The goal was not only to reduce the state's administrative costs by 25 percent to 40 percent, but also to greatly improve the speed and accuracy of the eligibility determination process -- a process which currently involves scattered mainframe legacy databases and is still largely paper-based.
Public outcry from groups opposed to privatization of HHSC, especially the unions, led the White House to step in and disapprove the RFO that would allow the Texas HHSC to even begin asking the questions which might or might not lead to eventual privatization.

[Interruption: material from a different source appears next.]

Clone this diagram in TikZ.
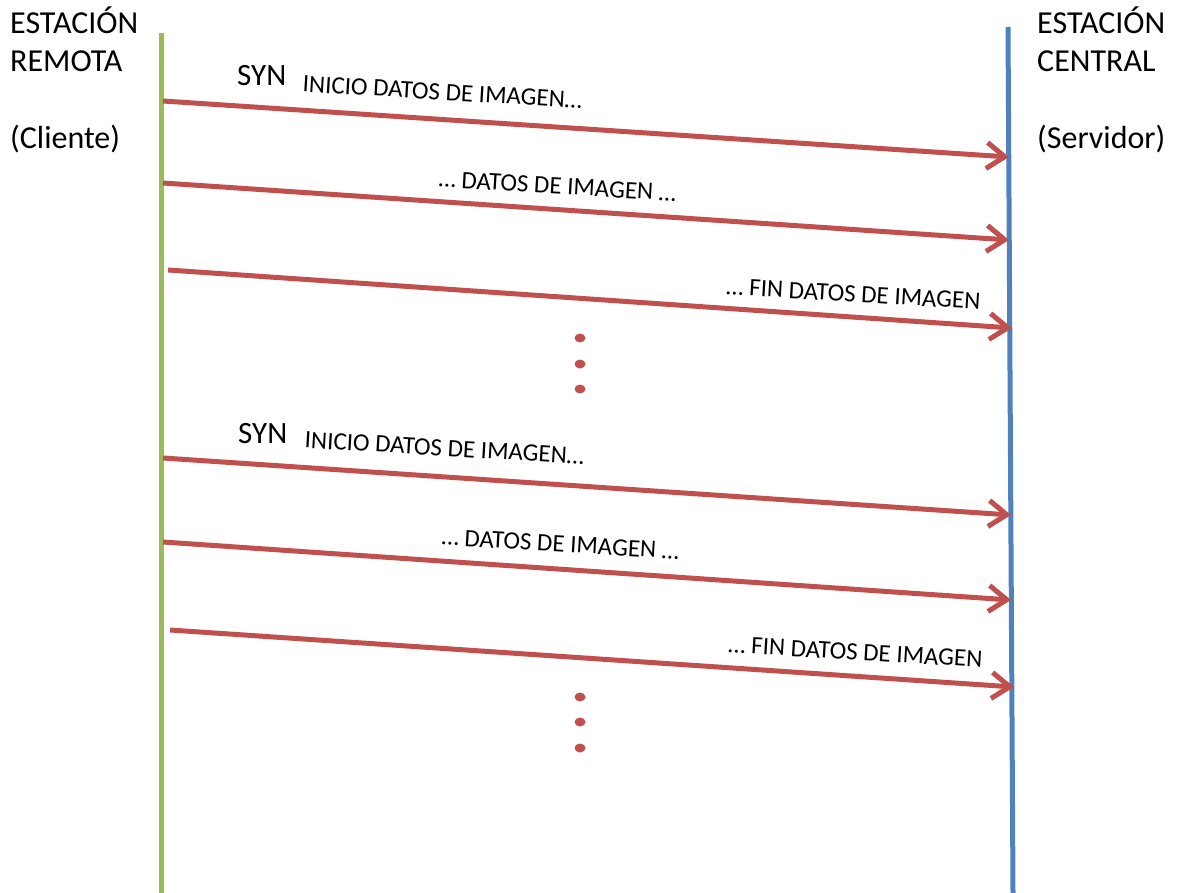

New legislation has now been enacted in Texas replacing the TIES program. HHSC is now the lead agency charged with formulating a new plan to reengineer the work processes in the state and to develop a new automation system to support this. As this new bill calls for automation of eligibility determination and service delivery, the scope of the new project may even be greater than the earlier TIES approach. The role that outsourcing will play in this new plan remains to be determined. Charles Stuart, HHSC associate commissioner for external affairs, emphasized that the new legislation (House Bill 2777) is very different from TIES because "the competitive element as been removed." The various government agencies involved are now working together rather than competing to develop a plan of action.
The bill also authorizes a new bond to finance the automation. "Under the TIES proposal, we would have been looking at the vendor community to in effect finance the automation," explained Stuart. "But that is no longer the case, so the state has to finance that itself -- anywhere from $150 to $200 million."
Once a new plan has been developed in consultation with a new legislative oversight committee, it still requires the final approval of both the Legislative Budget Board and the governor.